The Nordic Africa Institute

Publication

Murky financial instruments at the root of the Mozambican debt crisis

A rural street and houses

Photo credit: MOPA, Maputo

Date • 31 Jan 2018

In opaque and unregulated financial markets, banks have strong profit incentives to provide loans even when appropriate guarantees or assessments are lacking. This is part of the Mozambican debt story, according to NAI researchers Cecilia Navarra and Cristina Udelsmann Rodrigues. In a new policy note, they warn that the consequences are likely to be borne by the Mozambican people.

Debt, Aid and Poverty in Mozambique​ – NAI Policy Note No 1, 2018 External link, opens in new window.

For decades, Mozambique has been ‘the darling of the international donor community’, but the so-called Tuna Bond Scandal has made IMF and many other development partners re-evaluate their engagement in the country. It all started in 2013 with a secret USD 2 billion state-backed bank loan to develop a self-sustaining fishing fleet and a navy to protect it. The loan, which first became public knowledge in 2015, two years after it was agreed on, resulted in unclear use of funds in the public and private sectors, inappropriate use of state guarantees and large profits for the banks and contractors involved.
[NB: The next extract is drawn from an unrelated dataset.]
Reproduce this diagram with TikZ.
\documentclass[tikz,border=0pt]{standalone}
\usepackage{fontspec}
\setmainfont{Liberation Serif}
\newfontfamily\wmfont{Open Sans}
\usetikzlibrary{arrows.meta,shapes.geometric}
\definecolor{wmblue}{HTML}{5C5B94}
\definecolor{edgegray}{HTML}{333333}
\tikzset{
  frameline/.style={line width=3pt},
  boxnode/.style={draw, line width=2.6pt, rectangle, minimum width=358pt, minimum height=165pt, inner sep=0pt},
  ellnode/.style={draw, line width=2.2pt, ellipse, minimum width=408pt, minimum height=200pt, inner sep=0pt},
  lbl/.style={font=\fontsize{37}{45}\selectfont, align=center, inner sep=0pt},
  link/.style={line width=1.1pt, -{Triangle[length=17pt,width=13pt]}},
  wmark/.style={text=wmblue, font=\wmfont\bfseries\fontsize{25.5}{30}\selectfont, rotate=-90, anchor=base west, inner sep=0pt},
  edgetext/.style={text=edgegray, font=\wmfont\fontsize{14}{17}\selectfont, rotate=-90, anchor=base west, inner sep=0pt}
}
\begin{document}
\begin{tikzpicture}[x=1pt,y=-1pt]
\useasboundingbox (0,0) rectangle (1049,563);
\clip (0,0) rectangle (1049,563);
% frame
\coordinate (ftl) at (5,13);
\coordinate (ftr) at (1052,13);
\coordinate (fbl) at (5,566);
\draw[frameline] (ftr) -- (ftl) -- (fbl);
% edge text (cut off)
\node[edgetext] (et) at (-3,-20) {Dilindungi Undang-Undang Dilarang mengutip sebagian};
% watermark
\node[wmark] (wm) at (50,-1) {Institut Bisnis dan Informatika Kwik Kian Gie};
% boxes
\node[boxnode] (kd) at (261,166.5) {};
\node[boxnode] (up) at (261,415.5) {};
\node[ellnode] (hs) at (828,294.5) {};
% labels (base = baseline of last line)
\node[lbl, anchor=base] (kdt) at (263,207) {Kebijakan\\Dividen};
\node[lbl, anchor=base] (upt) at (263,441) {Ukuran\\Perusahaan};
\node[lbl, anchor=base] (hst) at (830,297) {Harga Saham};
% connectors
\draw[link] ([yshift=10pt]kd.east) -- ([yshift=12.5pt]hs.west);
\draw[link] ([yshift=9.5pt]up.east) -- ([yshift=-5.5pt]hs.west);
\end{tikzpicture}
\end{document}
The loan has caused a debt crisis in Mozambique, which has given rise to questions about who carries the moral, humanitarian and judicial responsibility.
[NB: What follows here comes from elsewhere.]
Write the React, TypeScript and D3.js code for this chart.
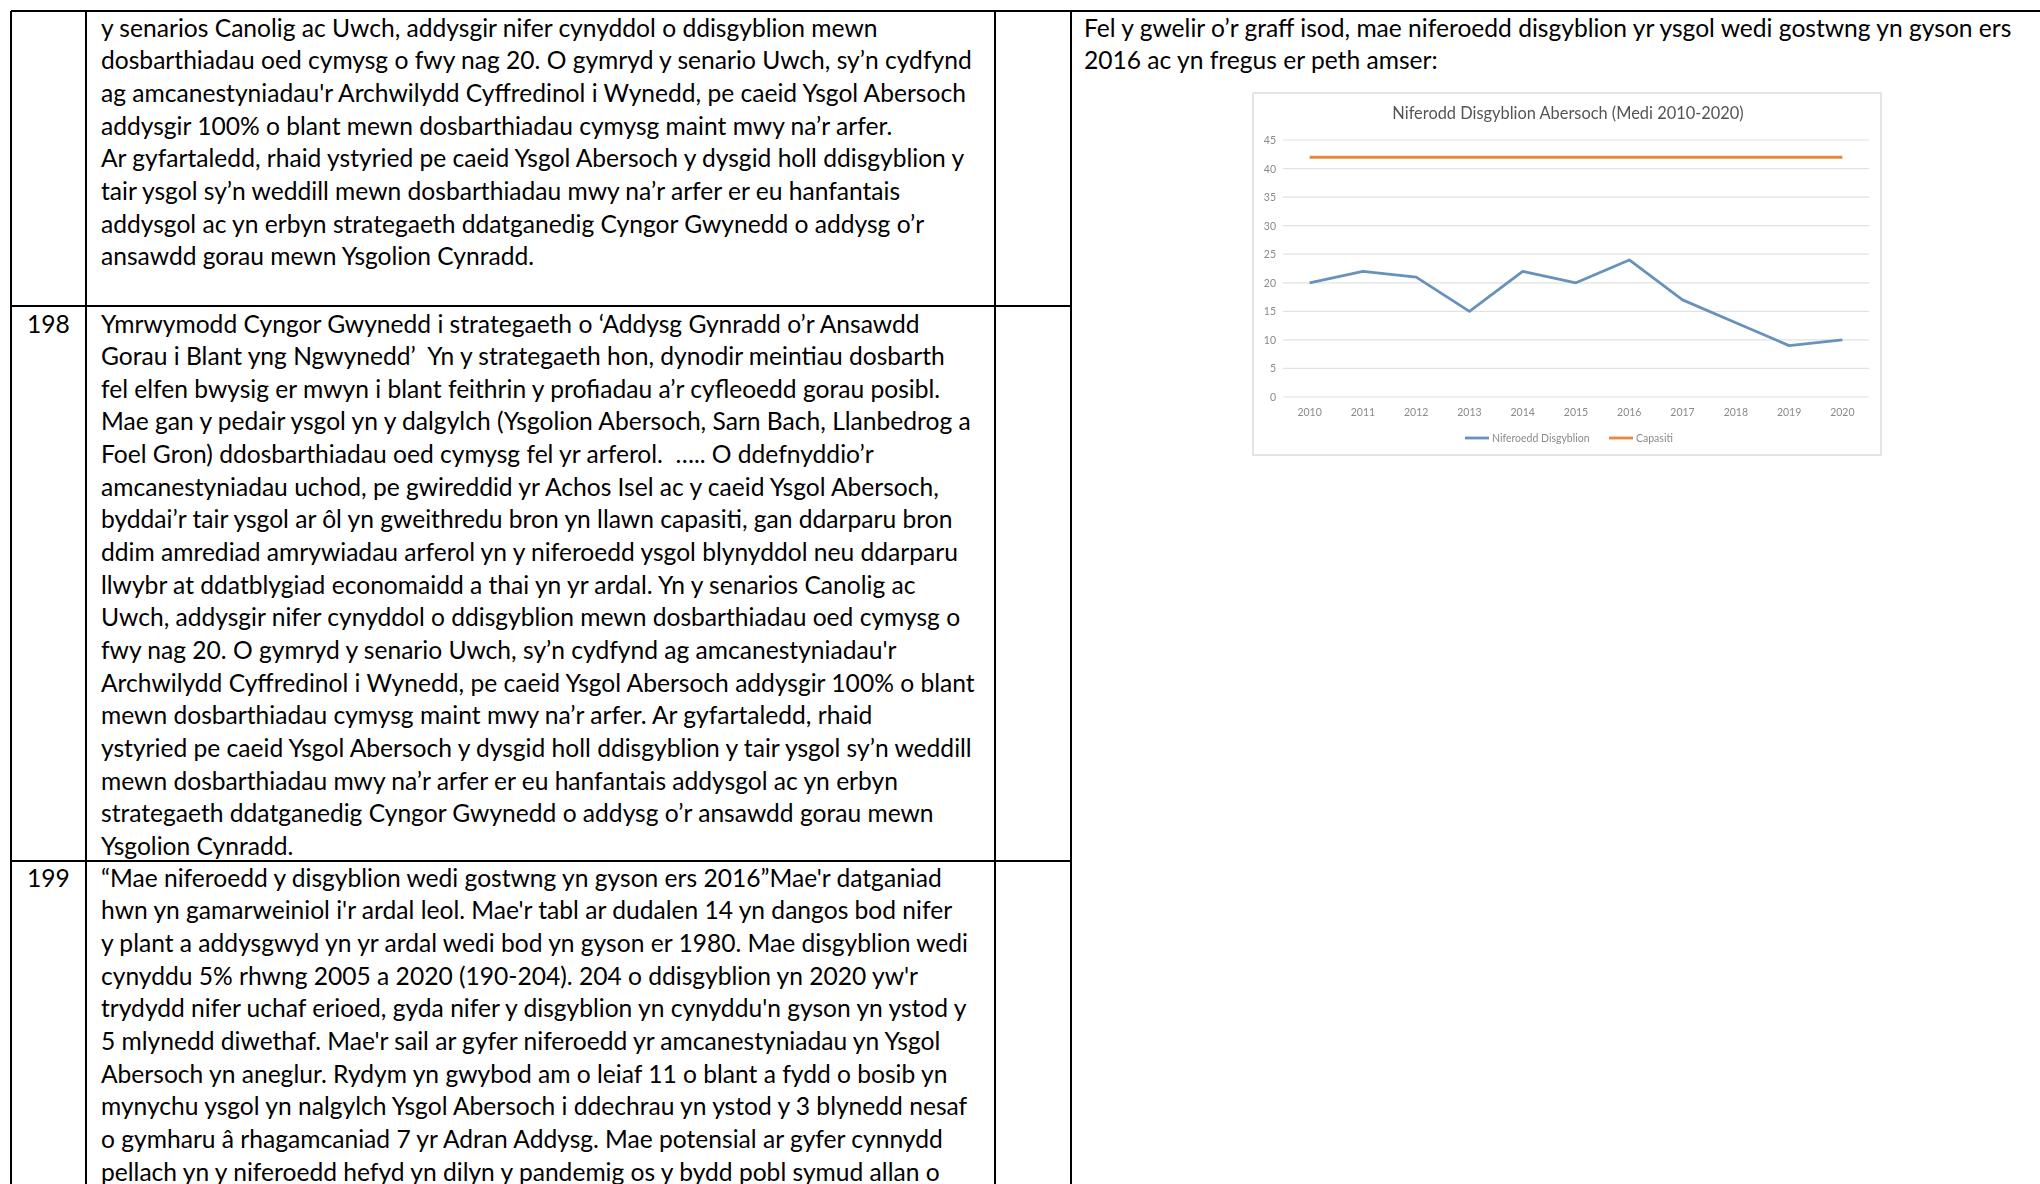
import React, { useLayoutEffect, useRef, useState } from 'react';
import * as d3 from 'd3';

// ---------- chart data ----------
const years = ['2010', '2011', '2012', '2013', '2014', '2015', '2016', '2017', '2018', '2019', '2020'];
const pupils = [20, 22, 21, 15, 22, 20, 24, 17, 13, 9, 10];
const capacity = [42, 42, 42, 42, 42, 42, 42, 42, 42, 42, 42];
const yTicks = [0, 5, 10, 15, 20, 25, 30, 35, 40, 45];
const chartTitle = 'Niferodd Disgyblion Abersoch (Medi 2010-2020)';
const seriesNames = ['Niferoedd Disgyblion', 'Capasiti'];
const seriesColors = ['#6891bb', '#e8873c'];

// ---------- document text ----------
const rowNumbers = ['', '198', '199'];
const row1Lines = [
  'y senarios Canolig ac Uwch, addysgir nifer cynyddol o ddisgyblion mewn',
  'dosbarthiadau oed cymysg o fwy nag 20. O gymryd y senario Uwch, sy’n cydfynd',
  "ag amcanestyniadau'r Archwilydd Cyffredinol i Wynedd, pe caeid Ysgol Abersoch",
  'addysgir 100% o blant mewn dosbarthiadau cymysg maint mwy na’r arfer.',
  'Ar gyfartaledd, rhaid ystyried pe caeid Ysgol Abersoch y dysgid holl ddisgyblion y',
  'tair ysgol sy’n weddill mewn dosbarthiadau mwy na’r arfer er eu hanfantais',
  'addysgol ac yn erbyn strategaeth ddatganedig Cyngor Gwynedd o addysg o’r',
  'ansawdd gorau mewn Ysgolion Cynradd.',
];
const row198Lines = [
  'Ymrwymodd Cyngor Gwynedd i strategaeth o ‘Addysg Gynradd o’r Ansawdd',
  'Gorau i Blant yng Ngwynedd’  Yn y strategaeth hon, dynodir meintiau dosbarth',
  'fel elfen bwysig er mwyn i blant feithrin y profiadau a’r cyfleoedd gorau posibl.',
  'Mae gan y pedair ysgol yn y dalgylch (Ysgolion Abersoch, Sarn Bach, Llanbedrog a',
  'Foel Gron) ddosbarthiadau oed cymysg fel yr arferol.  ….. O ddefnyddio’r',
  'amcanestyniadau uchod, pe gwireddid yr Achos Isel ac y caeid Ysgol Abersoch,',
  'byddai’r tair ysgol ar ôl yn gweithredu bron yn llawn capasiti, gan ddarparu bron',
  'ddim amrediad amrywiadau arferol yn y niferoedd ysgol blynyddol neu ddarparu',
  'llwybr at ddatblygiad economaidd a thai yn yr ardal. Yn y senarios Canolig ac',
  'Uwch, addysgir nifer cynyddol o ddisgyblion mewn dosbarthiadau oed cymysg o',
  "fwy nag 20. O gymryd y senario Uwch, sy’n cydfynd ag amcanestyniadau'r",
  'Archwilydd Cyffredinol i Wynedd, pe caeid Ysgol Abersoch addysgir 100% o blant',
  'mewn dosbarthiadau cymysg maint mwy na’r arfer. Ar gyfartaledd, rhaid',
  'ystyried pe caeid Ysgol Abersoch y dysgid holl ddisgyblion y tair ysgol sy’n weddill',
  'mewn dosbarthiadau mwy na’r arfer er eu hanfantais addysgol ac yn erbyn',
  'strategaeth ddatganedig Cyngor Gwynedd o addysg o’r ansawdd gorau mewn',
  'Ysgolion Cynradd.',
];
const row199Lines = [
  "“Mae niferoedd y disgyblion wedi gostwng yn gyson ers 2016”Mae'r datganiad",
  "hwn yn gamarweiniol i'r ardal leol. Mae'r tabl ar dudalen 14 yn dangos bod nifer",
  'y plant a addysgwyd yn yr ardal wedi bod yn gyson er 1980. Mae disgyblion wedi',
  "cynyddu 5% rhwng 2005 a 2020 (190-204). 204 o ddisgyblion yn 2020 yw'r",
  "trydydd nifer uchaf erioed, gyda nifer y disgyblion yn cynyddu'n gyson yn ystod y",
  "5 mlynedd diwethaf. Mae'r sail ar gyfer niferoedd yr amcanestyniadau yn Ysgol",
  'Abersoch yn aneglur. Rydym yn gwybod am o leiaf 11 o blant a fydd o bosib yn',
  'mynychu ysgol yn nalgylch Ysgol Abersoch i ddechrau yn ystod y 3 blynedd nesaf',
  'o gymharu â rhagamcaniad 7 yr Adran Addysg. Mae potensial ar gyfer cynnydd',
  'pellach yn y niferoedd hefyd yn dilyn y pandemig os y bydd pobl symud allan o',
];
const rightLines = [
  'Fel y gwelir o’r graff isod, mae niferoedd disgyblion yr ysgol wedi gostwng yn gyson ers',
  '2016 ac yn fregus er peth amser:',
];

// ---------- layout ----------
const W = 2040;
const H = 1184;
const FONT = "Lato, 'Open Sans', 'Noto Sans', sans-serif";
const FS = 25.5;
const LH = 32.65;
const REF_TEXT = row1Lines[1];
const REF_WIDTH = 871;

const tableLeft = 11;
const colX = [86, 995, 1071];
const tableTop = 11;
const rowBorders = [306, 861];

export default function App() {
  const measRef = useRef<SVGTextElement>(null);
  const [sx, setSx] = useState(0.9);
  const [measured, setMeasured] = useState(false);

  useLayoutEffect(() => {
    if (measRef.current) {
      const w = measRef.current.getComputedTextLength();
      if (w > 0) setSx(REF_WIDTH / w);
    }
    setMeasured(true);
  }, []);

  // chart scales
  const frame = { x: 1253, y: 93, w: 628, h: 362 };
  const x = d3.scaleBand<string>().domain(years).range([1283, 1869]).padding(0);
  const y = d3.scaleLinear().domain([0, 45]).range([397, 140]);
  const cx = (d: string) => (x(d) as number) + x.bandwidth() / 2;
  const line = d3
    .line<number>()
    .x((_, i) => cx(years[i]))
    .y((v) => y(v));

  const docText = (lines: string[], x0: number, y0: number, key: string) =>
    lines.map((t, i) => (
      <text
        key={key + i}
        transform={`translate(${x0},${y0 + i * LH}) scale(${sx},1)`}
        fontFamily={FONT}
        fontSize={FS}
        fill="#000"
        style={{ whiteSpace: 'pre' }}
      >
        {t}
      </text>
    ));

  const legendX = [1465, 1609];

  return (
    <svg
      width={W}
      height={H}
      viewBox={`0 0 ${W} ${H}`}
      style={{ position: 'fixed', left: 0, top: 0, background: '#fff' }}
    >
      <defs>
        <filter id="soft" x="-2%" y="-2%" width="104%" height="104%">
          <feGaussianBlur stdDeviation="0.6" />
        </filter>
      </defs>
      <rect x={0} y={0} width={W} height={H} fill="#fff" />
      {!measured && (
        <text ref={measRef} x={200} y={600} fontFamily={FONT} fontSize={FS} fill="#fff" style={{ whiteSpace: 'pre' }}>
          {REF_TEXT}
        </text>
      )}

      {/* table borders */}
      <g stroke="#000" strokeWidth={2} shapeRendering="crispEdges">
        <line x1={tableLeft} x2={W} y1={tableTop} y2={tableTop} />
        <line x1={tableLeft} x2={tableLeft} y1={tableTop} y2={H} />
        {colX.map((c) => (
          <line key={c} x1={c} x2={c} y1={tableTop} y2={H} />
        ))}
        {rowBorders.map((r) => (
          <line key={r} x1={tableLeft} x2={colX[2]} y1={r} y2={r} />
        ))}
      </g>

      {measured && (
        <g>
          {/* row numbers */}
          {docText([rowNumbers[1]], 27, 332.5, 'n1')}
          {docText([rowNumbers[2]], 27, 886.7, 'n2')}

          {/* column text */}
          {docText(row1Lines, 101, 36.7, 'r1')}
          {docText(row198Lines, 101, 332.5, 'r2')}
          {docText(row199Lines, 101, 886.7, 'r3')}
          {docText(rightLines, 1084, 36.7, 'rc')}
        </g>
      )}

      {/* chart image */}
      <g filter="url(#soft)">
        <rect x={frame.x} y={frame.y} width={frame.w} height={frame.h} fill="#fff" stroke="#dcdcdc" strokeWidth={1.5} />
        <text
          x={1568}
          y={119}
          textAnchor="middle"
          fontFamily={FONT}
          fontSize={17}
          fill="#555"
          transform={`translate(1568,0) scale(${sx},1) translate(-1568,0)`}
        >
          {chartTitle}
        </text>
        {yTicks.map((t) => (
          <g key={t}>
            <line x1={1283} x2={1869} y1={y(t)} y2={y(t)} stroke="#e2e2e2" strokeWidth={1.2} />
            <text x={1276} y={y(t) + 4} textAnchor="end" fontFamily={FONT} fontSize={10.5} fill="#8a8a8a">
              {t}
            </text>
          </g>
        ))}
        {years.map((yr) => (
          <text key={yr} x={cx(yr)} y={416} textAnchor="middle" fontFamily={FONT} fontSize={10.5} fill="#8a8a8a">
            {yr}
          </text>
        ))}
        <path d={line(capacity) as string} fill="none" stroke={seriesColors[1]} strokeWidth={3} strokeLinejoin="round" />
        <path d={line(pupils) as string} fill="none" stroke={seriesColors[0]} strokeWidth={2.8} strokeLinejoin="round" />
        {seriesNames.map((n, i) => (
          <g key={n}>
            <line x1={legendX[i]} x2={legendX[i] + 24} y1={438} y2={438} stroke={seriesColors[i]} strokeWidth={2.8} />
            <text x={legendX[i] + 27} y={442} fontFamily={FONT} fontSize={10.5} fill="#8a8a8a">
              {n}
            </text>
          </g>
        ))}
      </g>
    </svg>
  );
}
NAI researcher Cecilia Navarra explains:

“When a bank gives a loan, there is always a risk that the borrower will fail to pay back the money. It is up to the bank to evaluate this risk and conduct proper assessments. Today, financial markets nevertheless allow a lender to ‘unpack’ a loan in complex and non-transparent ways and sell the right to claim the debt to other stakeholders. In such unregulated financial markets, the intuitive mechanisms that tie the risk to the banks are put out of play. This is the basic mechanism that caused the spread of the 2008 debt crisis from the US housing market”.

Audit report suggests banks bear responsibility

According to Navarra, the two banks that made the loans to the Mozambican government, Credit Suisse and VTB Capital from Russia, transferred all the risk to other lenders and made profits through commissions. The Swedish government, which for many years has been a major development aid donor to Mozambique, funded an independent audit report. The report suggested that the banks in fact bore important responsibilities for not undertaking due diligence when assessing the suitability of the loan takers and for charging unduly high fees.

“If it is proven that the banks were clearly negligent in assessing the risk, the loan is liability of the lender, not the borrower”, Navarra argues.

Risk of creating a class of ‘new poor’

NAI researcher Cristina Udelsmann Rodrigues sees big injustices in the risk that the Mozambican people will now have to pick up the bill that corrupt politicians and greedy bankers have handed them. The government is cutting public services because the IMF and several donors have suspended their funding.

“With 46 percent of its population living in poverty, Mozambique has one of the lowest human development levels in the world. And there are indications that the number of poor has increased in the past two years, as a consequence of the debt crisis. The entanglements of international finance, national structures and the aid decrease have affected the lives of Mozambicans. The risk of creating a class of ‘new poor’ has to be taken properly into account when designing a solution to the debt crisis”, she concludes.

FBI started investigation

The Mozambican debt crisis remains an issue of attention for the International Community. USA, which is by far the largest donor country when it comes to development aid to Mozambique, has also engaged in the call for legal responsibility. In November 2017, Wall Street Journal reported that the US Department of Justice and the FBI are investigating the banks for their role in the crisis.